Cerita kecil, isu besar
Selain a Copy of My Mind, rasanya ini adalah salah satu karya film Joko Anwar yang punya cerita sederhana. Kisah di dalam film Pengepungan di Bukit Duri hanya berkisar antara hidup seorang adik yang mencari keponakannya, sialnya dia menemukan murid yang kurang ajar. Kesederhanaan ini–hebatnya Joko Anwar–berhasil ditempatkan dalam situasi yang rumit dalam kerusuhan ala tragedi 98 yang diperparah dengan sentimen etnis China. Maka cerita yang kecil ini menjadi ikut terseret dalam isu yang besar.
Entah kebetulan, entah sebuah kesengajaan, isu tentang kekacauan negara menjadi perhatian masyarakat akhir-akhir ini sebagai akibat dari kesewenang-wenangan eksekutif dan legislatif. Semua kebijakan itu membuat himpitan ekonomi dan ketidakpastian dalam berusaha. Semua itu diperparah dengan pengesahan undang-undang dan peraturan yang "ajaib." Kekacauan itu, dalam skala yang berkali-lipat secara imajinatif digambarkan oleh Joko Anwar dalam film ini. "Ini akan mungkin menjadi kenyataan di tahun 2027 bila tidak berubah," begitu kata Sang Sutradara dalam suatu podcast di YouTube.

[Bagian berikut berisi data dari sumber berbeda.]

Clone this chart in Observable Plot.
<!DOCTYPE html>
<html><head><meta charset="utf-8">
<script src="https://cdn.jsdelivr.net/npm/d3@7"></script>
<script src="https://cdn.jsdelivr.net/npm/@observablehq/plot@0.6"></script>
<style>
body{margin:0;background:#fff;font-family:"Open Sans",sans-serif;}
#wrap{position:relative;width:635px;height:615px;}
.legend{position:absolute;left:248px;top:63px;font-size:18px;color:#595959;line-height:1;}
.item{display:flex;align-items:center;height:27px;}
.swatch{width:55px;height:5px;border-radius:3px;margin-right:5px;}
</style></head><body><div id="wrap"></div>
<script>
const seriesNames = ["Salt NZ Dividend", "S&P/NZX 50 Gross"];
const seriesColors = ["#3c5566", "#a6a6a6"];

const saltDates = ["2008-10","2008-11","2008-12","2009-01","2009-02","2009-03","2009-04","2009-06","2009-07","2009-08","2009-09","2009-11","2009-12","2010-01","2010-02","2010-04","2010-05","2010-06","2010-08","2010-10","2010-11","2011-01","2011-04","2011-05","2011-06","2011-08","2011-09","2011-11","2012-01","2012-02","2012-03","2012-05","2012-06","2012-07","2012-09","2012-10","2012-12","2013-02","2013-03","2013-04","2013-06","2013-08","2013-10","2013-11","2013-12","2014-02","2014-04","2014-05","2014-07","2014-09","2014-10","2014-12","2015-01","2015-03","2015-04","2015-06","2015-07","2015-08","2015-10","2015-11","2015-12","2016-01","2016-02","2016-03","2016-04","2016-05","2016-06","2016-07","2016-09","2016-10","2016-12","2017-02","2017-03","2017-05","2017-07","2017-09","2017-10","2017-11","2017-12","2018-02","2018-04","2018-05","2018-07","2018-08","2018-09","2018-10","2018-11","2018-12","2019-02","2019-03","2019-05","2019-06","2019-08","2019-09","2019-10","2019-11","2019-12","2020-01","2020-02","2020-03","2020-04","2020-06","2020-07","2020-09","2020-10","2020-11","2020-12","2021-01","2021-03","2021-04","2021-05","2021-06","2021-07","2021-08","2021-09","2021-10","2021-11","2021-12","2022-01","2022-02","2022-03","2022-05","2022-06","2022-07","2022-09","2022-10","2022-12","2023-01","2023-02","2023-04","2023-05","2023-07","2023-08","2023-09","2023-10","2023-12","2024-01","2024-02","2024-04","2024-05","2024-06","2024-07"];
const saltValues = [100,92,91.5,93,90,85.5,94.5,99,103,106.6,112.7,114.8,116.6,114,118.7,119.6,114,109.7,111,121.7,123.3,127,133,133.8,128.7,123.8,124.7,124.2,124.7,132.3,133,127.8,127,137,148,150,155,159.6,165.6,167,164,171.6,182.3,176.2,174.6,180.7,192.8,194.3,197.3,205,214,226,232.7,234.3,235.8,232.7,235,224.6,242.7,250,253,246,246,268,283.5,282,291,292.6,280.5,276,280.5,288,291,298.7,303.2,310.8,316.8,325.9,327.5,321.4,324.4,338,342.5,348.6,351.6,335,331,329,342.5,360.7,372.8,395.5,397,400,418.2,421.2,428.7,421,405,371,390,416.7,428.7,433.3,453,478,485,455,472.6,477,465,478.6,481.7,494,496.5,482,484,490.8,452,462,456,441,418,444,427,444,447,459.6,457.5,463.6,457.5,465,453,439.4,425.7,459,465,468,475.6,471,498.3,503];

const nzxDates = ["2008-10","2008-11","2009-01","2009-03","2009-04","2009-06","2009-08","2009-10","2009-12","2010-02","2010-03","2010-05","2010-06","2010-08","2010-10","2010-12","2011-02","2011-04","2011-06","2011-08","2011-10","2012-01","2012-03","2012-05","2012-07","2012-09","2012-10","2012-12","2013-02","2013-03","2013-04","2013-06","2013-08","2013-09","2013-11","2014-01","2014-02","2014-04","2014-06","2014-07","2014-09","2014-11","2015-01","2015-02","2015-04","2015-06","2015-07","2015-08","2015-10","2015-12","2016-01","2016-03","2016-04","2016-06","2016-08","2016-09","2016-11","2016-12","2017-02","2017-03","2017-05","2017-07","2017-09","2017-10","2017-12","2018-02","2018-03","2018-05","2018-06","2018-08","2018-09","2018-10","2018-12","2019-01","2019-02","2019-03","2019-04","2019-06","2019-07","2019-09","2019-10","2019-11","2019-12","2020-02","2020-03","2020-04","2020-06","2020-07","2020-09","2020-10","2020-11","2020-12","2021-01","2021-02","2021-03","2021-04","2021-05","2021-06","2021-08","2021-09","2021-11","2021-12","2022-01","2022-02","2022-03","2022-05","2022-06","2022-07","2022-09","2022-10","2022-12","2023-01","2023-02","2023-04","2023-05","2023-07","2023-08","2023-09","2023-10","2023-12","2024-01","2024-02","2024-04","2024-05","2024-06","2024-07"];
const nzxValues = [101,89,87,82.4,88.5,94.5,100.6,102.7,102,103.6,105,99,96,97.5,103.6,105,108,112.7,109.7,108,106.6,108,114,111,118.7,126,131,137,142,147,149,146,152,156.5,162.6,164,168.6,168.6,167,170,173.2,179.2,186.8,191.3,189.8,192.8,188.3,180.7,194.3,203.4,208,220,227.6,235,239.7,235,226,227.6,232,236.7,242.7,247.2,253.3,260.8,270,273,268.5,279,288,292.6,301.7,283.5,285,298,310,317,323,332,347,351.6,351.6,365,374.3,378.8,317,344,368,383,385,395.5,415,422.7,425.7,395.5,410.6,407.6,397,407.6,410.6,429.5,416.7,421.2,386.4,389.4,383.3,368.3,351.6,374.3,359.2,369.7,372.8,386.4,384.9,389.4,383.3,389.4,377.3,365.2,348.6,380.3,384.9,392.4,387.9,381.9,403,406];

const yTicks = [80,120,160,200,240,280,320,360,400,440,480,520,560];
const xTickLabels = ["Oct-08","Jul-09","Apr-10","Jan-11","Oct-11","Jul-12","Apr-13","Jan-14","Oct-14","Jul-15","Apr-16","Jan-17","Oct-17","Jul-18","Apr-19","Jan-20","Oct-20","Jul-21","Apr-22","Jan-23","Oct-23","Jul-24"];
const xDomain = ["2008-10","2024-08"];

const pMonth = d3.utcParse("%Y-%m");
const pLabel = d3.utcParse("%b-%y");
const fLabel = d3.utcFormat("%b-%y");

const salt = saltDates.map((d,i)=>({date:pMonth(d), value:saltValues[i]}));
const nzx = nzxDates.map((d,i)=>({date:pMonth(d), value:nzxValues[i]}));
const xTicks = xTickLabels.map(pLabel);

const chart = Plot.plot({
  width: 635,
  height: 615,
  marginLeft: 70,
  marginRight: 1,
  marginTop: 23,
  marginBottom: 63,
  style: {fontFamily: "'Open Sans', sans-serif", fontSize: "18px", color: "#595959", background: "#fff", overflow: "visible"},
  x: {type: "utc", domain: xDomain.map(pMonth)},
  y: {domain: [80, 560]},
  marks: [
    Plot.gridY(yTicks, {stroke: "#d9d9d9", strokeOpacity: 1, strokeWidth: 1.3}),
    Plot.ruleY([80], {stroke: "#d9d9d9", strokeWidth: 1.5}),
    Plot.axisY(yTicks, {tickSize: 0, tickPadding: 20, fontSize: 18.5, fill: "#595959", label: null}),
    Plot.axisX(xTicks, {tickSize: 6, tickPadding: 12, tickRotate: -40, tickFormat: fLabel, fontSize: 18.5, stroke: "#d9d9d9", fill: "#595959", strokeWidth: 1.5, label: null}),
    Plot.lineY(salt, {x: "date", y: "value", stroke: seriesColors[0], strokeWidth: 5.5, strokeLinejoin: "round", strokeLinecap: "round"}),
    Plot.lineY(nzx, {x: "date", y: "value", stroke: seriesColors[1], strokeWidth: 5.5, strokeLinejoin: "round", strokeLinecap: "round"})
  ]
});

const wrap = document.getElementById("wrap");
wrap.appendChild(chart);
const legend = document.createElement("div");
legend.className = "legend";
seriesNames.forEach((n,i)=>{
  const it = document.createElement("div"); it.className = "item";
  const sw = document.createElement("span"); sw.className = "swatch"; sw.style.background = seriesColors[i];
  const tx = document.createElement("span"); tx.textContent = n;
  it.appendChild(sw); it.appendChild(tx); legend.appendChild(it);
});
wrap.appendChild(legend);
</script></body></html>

Kisah sederhana ini melahirkan tokoh-tokoh yang cukup membantu dalam menghidupkannya, secara menonjol adalah tokoh murid paling nakal yang menggerakkan proses Pengepungan. Juga dikuatkan dengan tokoh utama yang menjadi tulang punggung film ini. Tokoh-tokoh lain rasanya kurang mendapat porsi yang cukup untuk mampu secara jelas menjadi manusia. Mereka tidak cukup diberikan waktu untuk menceritakan siapa dirinya. Ini kemudian membuat penonton tidak cukup mengenal dan simpati hingga akhir cerita.
Primadonanya adalah set
Entah mengapa, yang menonjol di beberapa film Joko Anwar adalah set dan production design. Sebagaimana film sebelum-sebelumnya, lokasi menjadi aspek yang mengagumkan. Kita seperti sedang digiring menuju Dunia entah berantah yang tidak terbayang lokasi real pengambilan gambarnya. Pernak-pernik sekecil apapun sangat berfungsi bagi setting lokasi sehingga meningkatkan rasa percaya pada cerita. Setting bar, juga sekolah, sangat mengagumkan secara ruang dan design.
Design sekolah sejak awal sudah memberikan nuansa tua, kacau, bahkan menurut saya pribadi lebih cocok disebut penjara daripada sekolah. Hal ini mendukung perilaku siswa-siswa yang kacau dan urakan. Ditambah dengan postur para security yang bertubuh tegap seperti sipir penjara. Pintu-pintunya yang terbuat dari besi, juga teralis yang mengisolasi penghuninya dari Dunia luar. Semua itu memberikan nuansa criminal yang kuat, juga sekaligus memberikan "penjara" dalam proses Pengepungan.
Yang tidak kalah rumit pembuatannya–setidaknya menurut saya–adalah lorong menuju bar para etnis China. Saya tidak bisa membayangkan betapa rumit mencari lokasi shooting ya. Di tengah kebosanan melihat set sekolah, saya rasa "tamasya singkat" melihat set ini menjadi sebuah penghiburan. Lengkap dengan warna-warna neon yang membuat lupa sejenak pada kelam.
Painful!
Kalau harus merangkum film Pengepungan di Bukit Duri dalam satu kata maka kata yang tempat adalah painful. Betapa tidak, film ini menyuguhkan nuansa warna yang cenderung muram, kejadian-kejadian yang menggiring menuju inti cerita adalah kekerasan dan penderitaan. Penjarahan dan pembakaran terjadi dimana-mana. Tokoh utama kita, Bapak Guru, juga merupakan korban dari peristiwa itu, bahkan sang kakak juga menjadi korban pemerkosaan.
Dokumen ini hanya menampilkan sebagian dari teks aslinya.